Delors, who lived in Los Angeles for nearly two decades and wrote the novel in English, said she hoped to make the French Revolution — "often perceived as an utterly confusing mess of events and characters" — understandable and appealing to readers without a background in French history.
Delors' fine use of historical events to drive the plot and her skillful weaving of truth and fiction have produced a historical romance that's a cut above much of the genre.
In terms of entertainment value, "Mistress of the Revolution" holds up well against best-selling historical novels such as Tracy Chevalier's "Girl With a Pearl Earring" and Philippa Gregory's "The Other Boleyn Girl." Delors keeps the plot moving, and her leading male characters have all the sex appeal required for a hot romance. This is definitely a contender for one of the best reads of the year.
– The Associated Press
Mudbound
By Hillary Jordan (Algonquin, $22.95)
Any Southern writer worth her fatback is compared to William Faulkner or Flannery O'Connor, but Hillary Jordan doesn't get bogged down in the giant footsteps of either over the course of her absorbing debut novel.
Is it too early to say, after just one book, that here's a voice that will echo for years to come?
That said, Jordan's opening sentence, "Henry and I dug the hole seven feet deep," is pure O'Connor. And characters like Pappy, the cantankerous family patriarch, overpopulate Yoknapatawpha County. "Southern" is tough to scrub off.
But Jordan has chosen to divide her book into chapters told in six distinct voices, allowing the reader to see the same events from varying points of view, and that is what sets "Mudbound" apart. Jordan is skillful enough to make each voice unique, allowing us to shine a lantern into the dark corners of each character's mind.
Set just after World War II in the Mississippi Delta, "Mudbound" begins with that hole, two diggers lashed by wind and rain, struggling to get the coffin in before the mud fills it back up.
Halfway down they find a shackled leg bone, a skull with a bullet hole in the back. It's a slave's grave. The diggers are brothers and they're burying their father. Jamie, the younger brother and narrator of the opening chapter, smiles. "Henry was right," he thinks, "there's nothing our father would have hated more."

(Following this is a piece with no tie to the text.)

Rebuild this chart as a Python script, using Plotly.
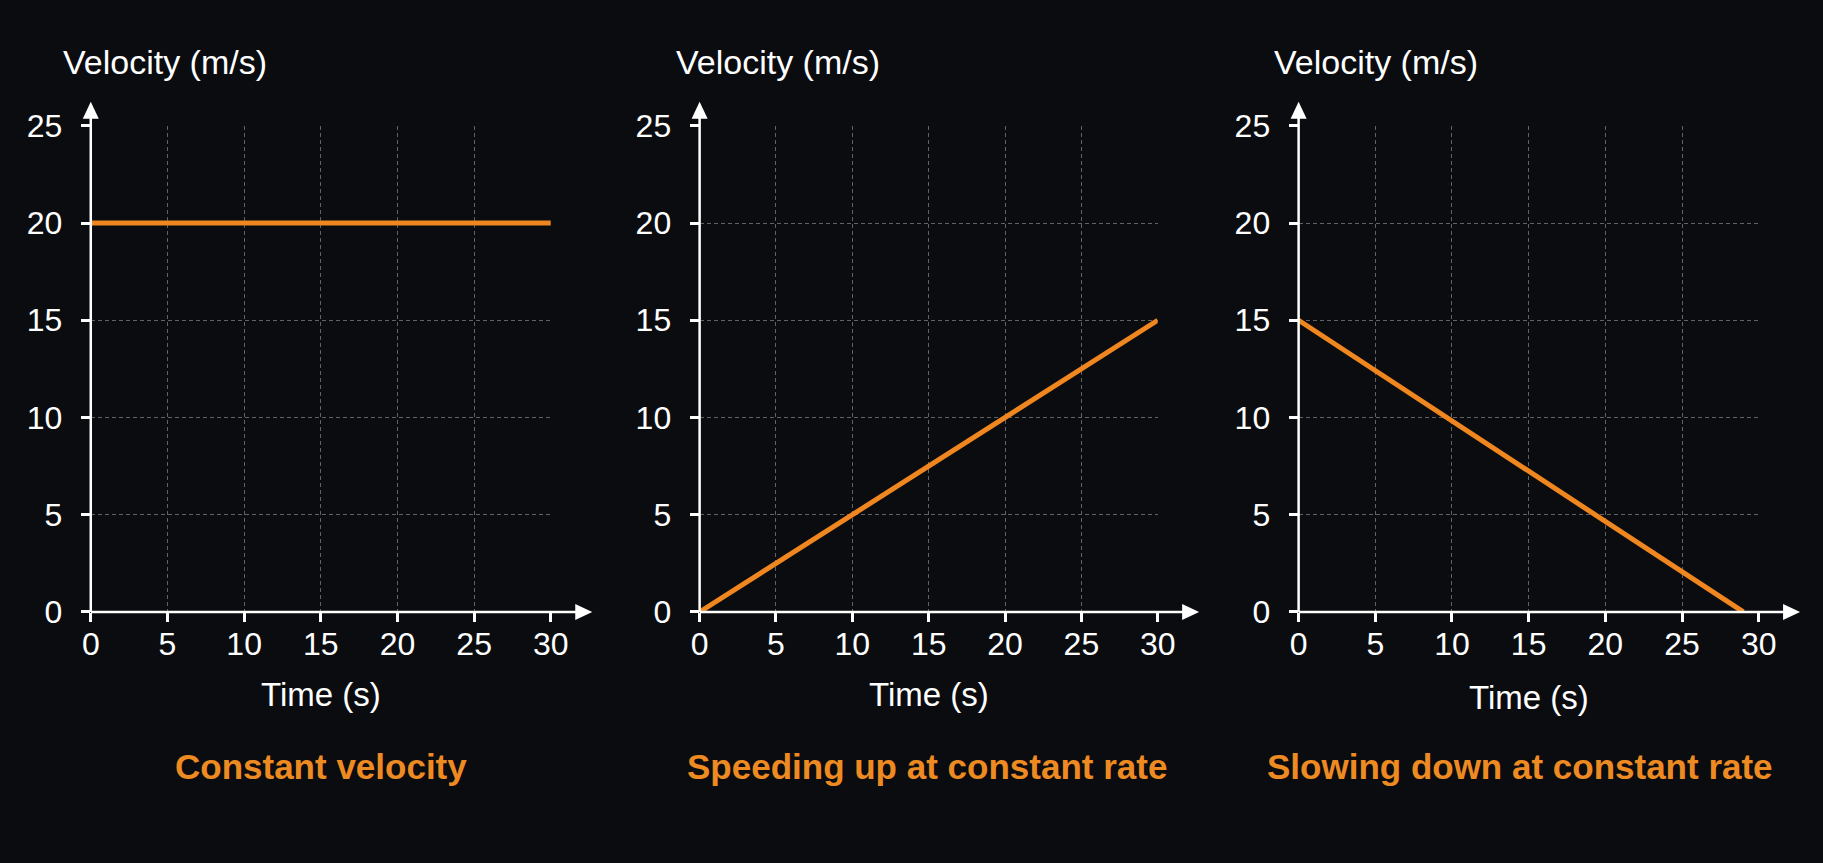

Two families — black and white, physically and metaphorically — are at the center of "Mudbound," a novel of injustice, betrayal — and, perhaps, a little bit of hope.
Jordan, who was raised in Dallas and now lives in New York, won the Bellwether Prize for "Mudbound," an award founded by novelist Barbara Kingsolver that promotes literature of social change and is given to an unpublished manuscript.